Package-Level Variable
An unexported variable declared at the package level (outside any function) is visible throughout the package.
An exported ariable declared at the package level is visible throughout the package and in all packages that import the exporting package.
Functions and Variable Scopes
Pass by Value vs Pass by Reference
Pointers
A pointer variable is a pointer type variable, it contains an address to other memory location.
In absence of explicit initialization, pointer are initialized to nil.
Reference and Dereference Operators
In order to obtain the pointer to the memory location containing the value of a certain variable, use the reference operator &. & should be read as "address of ..."
To get the value at the memory location a pointer is pointing to, use the dereference operator *. * should be read as "value at the address ..."
var i var ptri *int // pointer to the memory location containing i ptri = &i // value the pointer is pointing to var j = *ptri // i == j
Constants
Constants are variables whose values cannot be changed once declared.

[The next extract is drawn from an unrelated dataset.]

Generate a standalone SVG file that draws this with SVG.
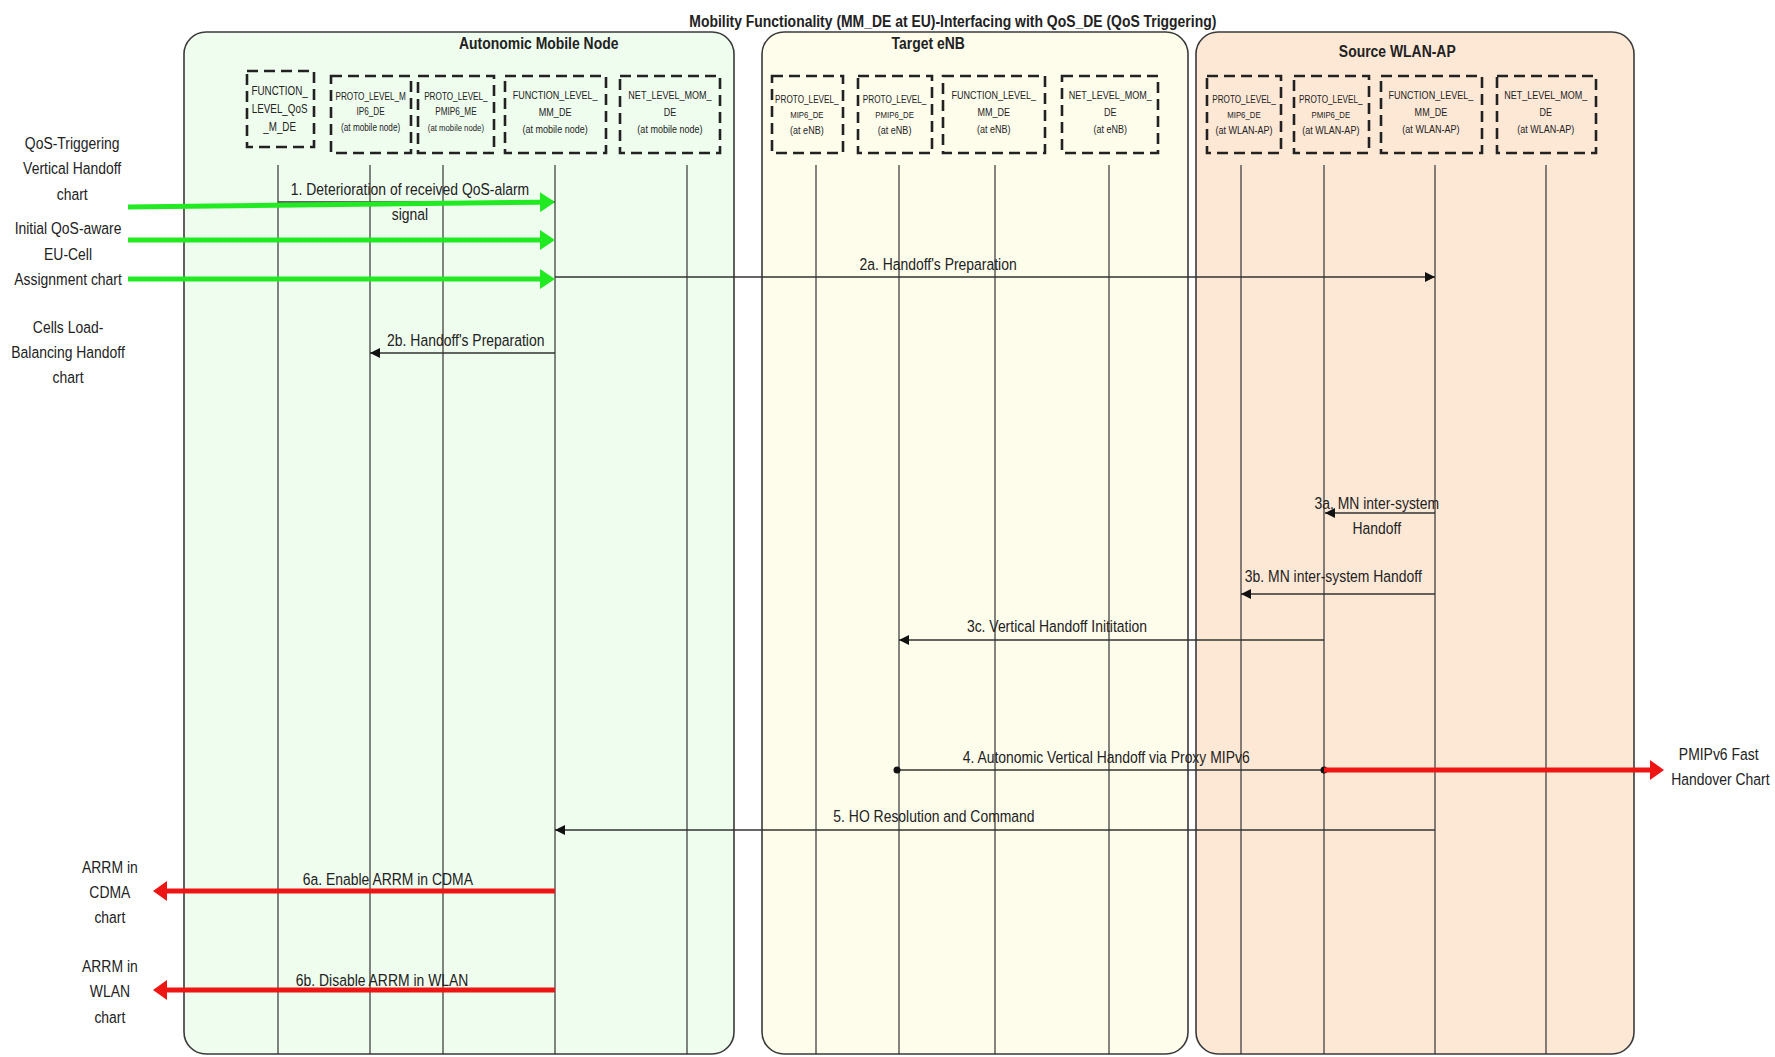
<svg xmlns="http://www.w3.org/2000/svg" width="1775" height="1057" viewBox="0 0 1775 1057">
  <defs>
    <style>
      /* narrow face emulated by a horizontal squeeze; x positions are given in squeezed units (x / 0.82) */
      text { font-family: "Liberation Sans", Arial, sans-serif; fill: #222; text-anchor: middle; transform: scale(0.82, 1); transform-origin: 0 0; }
      .title { font-size: 17px; font-weight: bold; }
      .hdr { font-size: 17px; font-weight: bold; }
      .lbl { font-size: 17px; }
      .s12 { font-size: 12px; }
      .s11 { font-size: 11px; }
      .s10 { font-size: 10px; }
      .s9 { font-size: 9.5px; }
      .frame { stroke: #3a3a3a; stroke-width: 1.6; }
      .mn { fill: #effdee; }
      .enb { fill: #fefdec; }
      .ap { fill: #fde8d6; }
      .box { fill: none; stroke: #222; stroke-width: 2.6; stroke-dasharray: 11 6; }
      .life { stroke: #333; stroke-width: 1.2; }
      .msg { stroke: #333; stroke-width: 1.5; fill: none; marker-end: url(#ah); }
      .green { stroke: #22ea22; stroke-width: 5; fill: none; marker-end: url(#ahg); }
      .red { stroke: #ee1515; stroke-width: 5; fill: none; marker-end: url(#ahr); }
    </style>
    <marker id="ah" viewBox="0 0 10 10" refX="10" refY="5" markerUnits="userSpaceOnUse" markerWidth="11" markerHeight="10" orient="auto">
      <path d="M0,0 L10,5 L0,10 z" fill="#111"/>
    </marker>
    <marker id="ahg" viewBox="0 0 15 20" refX="0" refY="10" markerUnits="userSpaceOnUse" markerWidth="15" markerHeight="20" orient="auto">
      <path d="M0,0 L15,10 L0,20 z" fill="#22ea22"/>
    </marker>
    <marker id="ahr" viewBox="0 0 14 20" refX="0" refY="10" markerUnits="userSpaceOnUse" markerWidth="14" markerHeight="20" orient="auto">
      <path d="M0,0 L14,10 L0,20 z" fill="#ee1515"/>
    </marker>
  </defs>

  <rect width="1775" height="1057" fill="#ffffff"/>

  <text class="title" x="1162" y="27">Mobility Functionality (MM_DE at EU)-Interfacing with QoS_DE (QoS Triggering)</text>

  <!-- swimlane frames -->
  <g id="lane-mobile-node">
    <rect class="frame mn" x="184" y="32" width="550" height="1022" rx="22"/>
    <text class="hdr" x="657" y="49">Autonomic Mobile Node</text>
  </g>
  <g id="lane-target-enb">
    <rect class="frame enb" x="762" y="32" width="426" height="1022" rx="22"/>
    <text class="hdr" x="1132" y="49">Target eNB</text>
  </g>
  <g id="lane-source-wlan-ap">
    <rect class="frame ap" x="1196" y="32" width="438" height="1022" rx="22"/>
    <text class="hdr" x="1704" y="57">Source WLAN-AP</text>
  </g>

  <!-- lifelines -->
  <g id="lifelines">
    <line class="life" x1="278" y1="165" x2="278" y2="1054"/>
    <line class="life" x1="370" y1="165" x2="370" y2="1054"/>
    <line class="life" x1="443" y1="165" x2="443" y2="1054"/>
    <line class="life" x1="555" y1="165" x2="555" y2="1054"/>
    <line class="life" x1="687" y1="165" x2="687" y2="1054"/>
    <line class="life" x1="816" y1="165" x2="816" y2="1054"/>
    <line class="life" x1="899" y1="165" x2="899" y2="1054"/>
    <line class="life" x1="995" y1="165" x2="995" y2="1054"/>
    <line class="life" x1="1109" y1="165" x2="1109" y2="1054"/>
    <line class="life" x1="1241" y1="165" x2="1241" y2="1054"/>
    <line class="life" x1="1324" y1="165" x2="1324" y2="1054"/>
    <line class="life" x1="1435" y1="165" x2="1435" y2="1054"/>
    <line class="life" x1="1546" y1="165" x2="1546" y2="1054"/>
  </g>

  <!-- participants: mobile node -->
  <g id="mn-function-qos">
    <rect class="box" x="247" y="71" width="67" height="76"/>
    <text class="s12" x="341" y="95">FUNCTION_</text>
    <text class="s12" x="341" y="113">LEVEL_QoS</text>
    <text class="s12" x="341" y="131">_M_DE</text>
  </g>
  <g id="mn-proto-mip6">
    <rect class="box" x="331" y="76" width="80" height="77"/>
    <text class="s10" x="452" y="100">PROTO_LEVEL_M</text>
    <text class="s10" x="452" y="115">IP6_DE</text>
    <text class="s10" x="452" y="131">(at mobile node)</text>
  </g>
  <g id="mn-proto-pmip6">
    <rect class="box" x="418" y="76" width="76" height="77"/>
    <text class="s10" x="556" y="100">PROTO_LEVEL_</text>
    <text class="s10" x="556" y="115">PMIP6_ME</text>
    <text class="s9" x="556" y="131">(at mobile node)</text>
  </g>
  <g id="mn-function-mm">
    <rect class="box" x="505" y="76" width="101" height="77"/>
    <text class="s11" x="677" y="99">FUNCTION_LEVEL_</text>
    <text class="s11" x="677" y="116">MM_DE</text>
    <text class="s11" x="677" y="133">(at mobile node)</text>
  </g>
  <g id="mn-net-mom">
    <rect class="box" x="620" y="76" width="100" height="77"/>
    <text class="s11" x="817" y="99">NET_LEVEL_MOM_</text>
    <text class="s11" x="817" y="116">DE</text>
    <text class="s11" x="817" y="133">(at mobile node)</text>
  </g>

  <!-- participants: target eNB -->
  <g id="enb-proto-mip6">
    <rect class="box" x="772" y="76" width="71" height="77"/>
    <text class="s10" x="984" y="103">PROTO_LEVEL_</text>
    <text class="s9" x="984" y="118">MIP6_DE</text>
    <text class="s11" x="984" y="134">(at eNB)</text>
  </g>
  <g id="enb-proto-pmip6">
    <rect class="box" x="858" y="76" width="74" height="77"/>
    <text class="s10" x="1091" y="103">PROTO_LEVEL_</text>
    <text class="s9" x="1091" y="118">PMIP6_DE</text>
    <text class="s11" x="1091" y="134">(at eNB)</text>
  </g>
  <g id="enb-function-mm">
    <rect class="box" x="943" y="76" width="102" height="77"/>
    <text class="s11" x="1212" y="99">FUNCTION_LEVEL_</text>
    <text class="s11" x="1212" y="116">MM_DE</text>
    <text class="s11" x="1212" y="133">(at eNB)</text>
  </g>
  <g id="enb-net-mom">
    <rect class="box" x="1062" y="76" width="96" height="77"/>
    <text class="s11" x="1354" y="99">NET_LEVEL_MOM_</text>
    <text class="s11" x="1354" y="116">DE</text>
    <text class="s11" x="1354" y="133">(at eNB)</text>
  </g>

  <!-- participants: source WLAN-AP -->
  <g id="ap-proto-mip6">
    <rect class="box" x="1207" y="76" width="74" height="77"/>
    <text class="s10" x="1517" y="103">PROTO_LEVEL_</text>
    <text class="s9" x="1517" y="118">MIP6_DE</text>
    <text class="s11" x="1517" y="134">(at WLAN-AP)</text>
  </g>
  <g id="ap-proto-pmip6">
    <rect class="box" x="1294" y="76" width="75" height="77"/>
    <text class="s10" x="1623" y="103">PROTO_LEVEL_</text>
    <text class="s9" x="1623" y="118">PMIP6_DE</text>
    <text class="s11" x="1623" y="134">(at WLAN-AP)</text>
  </g>
  <g id="ap-function-mm">
    <rect class="box" x="1381" y="76" width="101" height="77"/>
    <text class="s11" x="1745" y="99">FUNCTION_LEVEL_</text>
    <text class="s11" x="1745" y="116">MM_DE</text>
    <text class="s11" x="1745" y="133">(at WLAN-AP)</text>
  </g>
  <g id="ap-net-mom">
    <rect class="box" x="1497" y="76" width="99" height="77"/>
    <text class="s11" x="1885" y="99">NET_LEVEL_MOM_</text>
    <text class="s11" x="1885" y="116">DE</text>
    <text class="s11" x="1885" y="133">(at WLAN-AP)</text>
  </g>

  <!-- external charts -->
  <g id="chart-qos-triggering">
    <text class="lbl" x="88" y="149">QoS-Triggering</text>
    <text class="lbl" x="88" y="174">Vertical Handoff</text>
    <text class="lbl" x="88" y="200">chart</text>
  </g>
  <g id="chart-initial-assignment">
    <text class="lbl" x="83" y="234">Initial QoS-aware</text>
    <text class="lbl" x="83" y="260">EU-Cell</text>
    <text class="lbl" x="83" y="285">Assignment chart</text>
  </g>
  <g id="chart-load-balancing">
    <text class="lbl" x="83" y="333">Cells Load-</text>
    <text class="lbl" x="83" y="358">Balancing Handoff</text>
    <text class="lbl" x="83" y="383">chart</text>
  </g>
  <g id="chart-arrm-cdma">
    <text class="lbl" x="134" y="873">ARRM in</text>
    <text class="lbl" x="134" y="898">CDMA</text>
    <text class="lbl" x="134" y="923">chart</text>
  </g>
  <g id="chart-arrm-wlan">
    <text class="lbl" x="134" y="972">ARRM in</text>
    <text class="lbl" x="134" y="997">WLAN</text>
    <text class="lbl" x="134" y="1023">chart</text>
  </g>
  <g id="chart-pmipv6-fast">
    <text class="lbl" x="2096" y="760">PMIPv6 Fast</text>
    <text class="lbl" x="2098" y="785">Handover Chart</text>
  </g>

  <!-- messages -->
  <g id="connectors">
    <line class="msg" x1="278" y1="202" x2="555" y2="202"/>
    <path class="green" d="M128,207 L540,202.2"/>
    <path class="green" d="M128,240 L540,240"/>
    <path class="green" d="M128,279 L540,279"/>
    <line class="msg" x1="555" y1="277" x2="1435" y2="277"/>
    <line class="msg" x1="555" y1="353" x2="370" y2="353"/>
    <line class="msg" x1="1435" y1="513" x2="1325" y2="513"/>
    <line class="msg" x1="1435" y1="594" x2="1241" y2="594"/>
    <line class="msg" x1="1324" y1="640" x2="899" y2="640"/>
    <line stroke="#333" stroke-width="1.5" x1="897" y1="770" x2="1324" y2="770"/>
    <circle cx="897" cy="770" r="3.5" fill="#111"/>
    <circle cx="1324" cy="770" r="3.5" fill="#111"/>
    <path class="red" d="M1324,770 L1650,770"/>
    <line class="msg" x1="1435" y1="830" x2="555" y2="830"/>
    <path class="red" d="M555,891 L167,891"/>
    <path class="red" d="M555,990 L167,990"/>
  </g>

  <!-- message labels -->
  <g id="message-labels">
    <text class="lbl" x="500" y="195">1. Deterioration of received QoS-alarm</text>
    <text class="lbl" x="500" y="220">signal</text>
    <text class="lbl" x="1144" y="270">2a. Handoff's Preparation</text>
    <text class="lbl" x="568" y="346">2b. Handoff's Preparation</text>
    <text class="lbl" x="1679" y="509">3a. MN inter-system</text>
    <text class="lbl" x="1679" y="534">Handoff</text>
    <text class="lbl" x="1626" y="582">3b. MN inter-system Handoff</text>
    <text class="lbl" x="1289" y="632">3c. Vertical Handoff Inititation</text>
    <text class="lbl" x="1349" y="763">4. Autonomic Vertical Handoff via Proxy MIPv6</text>
    <text class="lbl" x="1139" y="822">5. HO Resolution and Command</text>
    <text class="lbl" x="473" y="885">6a. Enable ARRM in CDMA</text>
    <text class="lbl" x="466" y="986">6b. Disable ARRM in WLAN</text>
  </g>
</svg>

The compiler detects modification attempts and throws a compilation error.
Constant Declarations
The declaration syntax is similar to that used to declare variables:
const <constant_identifier> <constant_type_literal> = <initial_value_literal>
Example:
const a string = "something" const b = 1
As with variables, the type can be omitted, as it can be inferred.
Multiple constants are declared as such:
const ( a = 1 b = 2 c = "something" )
Statements
- Go Language Specification https://golang.org/ref/spec#Statements
Statements control execution flow within a function.
Expressions
Operators combine operands into expressions.